I don't know; we've played two high-level games and neither one became like that. We still travelled on horses, though usually they were Phantom Steeds and we'd treat rivers like highways because of it (plus it makes a hell of an impression on your enemies to come galloping across a lake on glowing-eyes horses make of mist and smoke).

I really don't know how people are teleporting all over the place, anyway. Greater Teleport still requires you have a reliable description of the place you're going, and most of the places we've wanted to go to very quickly we don't have any description of, much less a reliable one, or they'd be on another plane. I guess if you're transporting back to your home it might be useful, or we're just enamored of travel. The other teleport still has a chance you end up inside a wall, so we've seldom if ever used it. I've never known anyone to waste a 9th level spell slot on Teleport Circle.

We never made a great use of divination spells, either, save for attempting Divination. What we got from it was accurate, but we never understood it until after what was going to happen had already happened most of the time :) After all, it's not like it says 'Duke Phelan was murdered by his council of advisors on the 12th'. Scrying has a save and Spell Resistance affects it, making it less useful against high-level opponents, esp. high level spellcasters and extra-planer creatures who seem to be our main opponents. Discern Location is a problem, but has again some ways around it (have to have touched an object, or seen a creature).
 

For adding some extra wrinkles to Teleporting, I suggest the first Book of Eldritch Magic. There are some very good spells in there dealing with teleport, such as ways to block it and redirect it.
 

I'm only in midlevel play right now, but I can definitely run mystery stories even in the presence of communes and divinations. It's just that the scale of things changes.

My first adventure in the current campaign was a murder mystery: a slave realized that one noble had cast enchantment magics on another noble, and was blackmailing the enchanter, and got killed for his troubles. The PCs got involved, did a lot of footwork, got arrested by an overzealous cop, went undercover, and eventually captured the villainous noble when she tried to escape the city. It was lots of fun.

My most recent adventure was another political mystery, but it was far more grandiose: due to a religous dispute, the grand vizier killed the king, kidnapped the queen, sequestered the prince, and made a deal with a barbarian druid to impersonate the queen, acting as his political and religious puppet. The PCs got involved because the vizier had ordered the massacre of a monastery, and the lone survivor had begged their assistance. Communes and divinations pointed them in the right direction, but given the shaky political situation (you can't go accusing the grand vizier of murder unless you've got more than a divination as evidence), they still had to do a lot of footwork, a lot of asking questions, a lot of finding bad guys and beating answers out of them.

As long as your brain is suitably convoluted, I don't see why you couldn't continue doing mysteries into epic levels.

Daniel
 

Piratecat said:
Hmm - I think I disagree. Do you see James Bond solving dime store shoplifting mysteries?
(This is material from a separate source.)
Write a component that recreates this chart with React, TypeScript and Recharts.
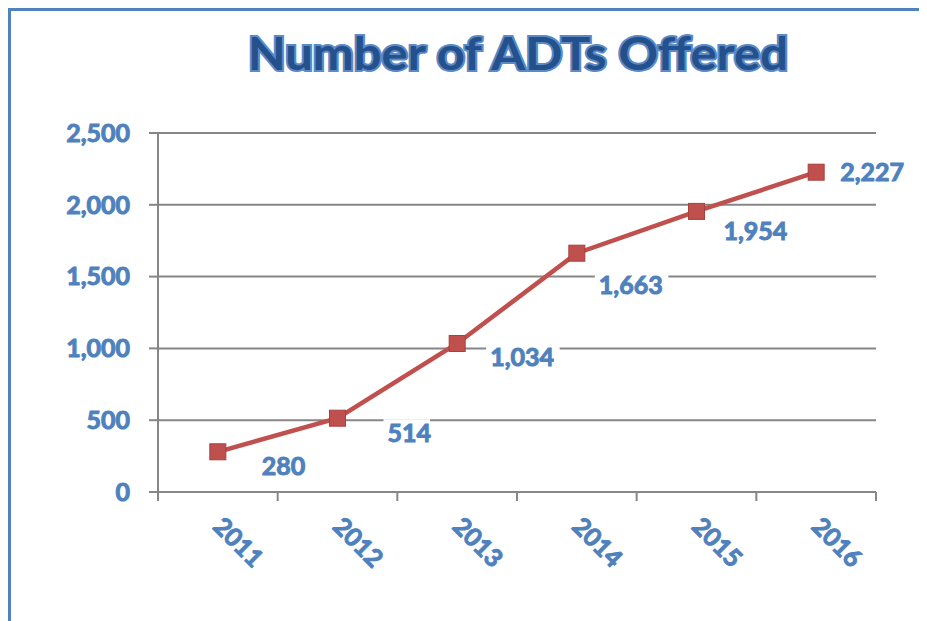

In that genre (as in D&D), the nature of the challenge tends to expand with the resourcefulness and experience of the law enforcement agent.

Oh, I'm certainly not arguing that mysteries should stay piddly. Pielorinho's evil vizier adventure sounds great, for instance. But I think there's more potential fun in having to question people or sneak into the villain's rooms to search for evidence than in just casting a spell that might produce the same evidence.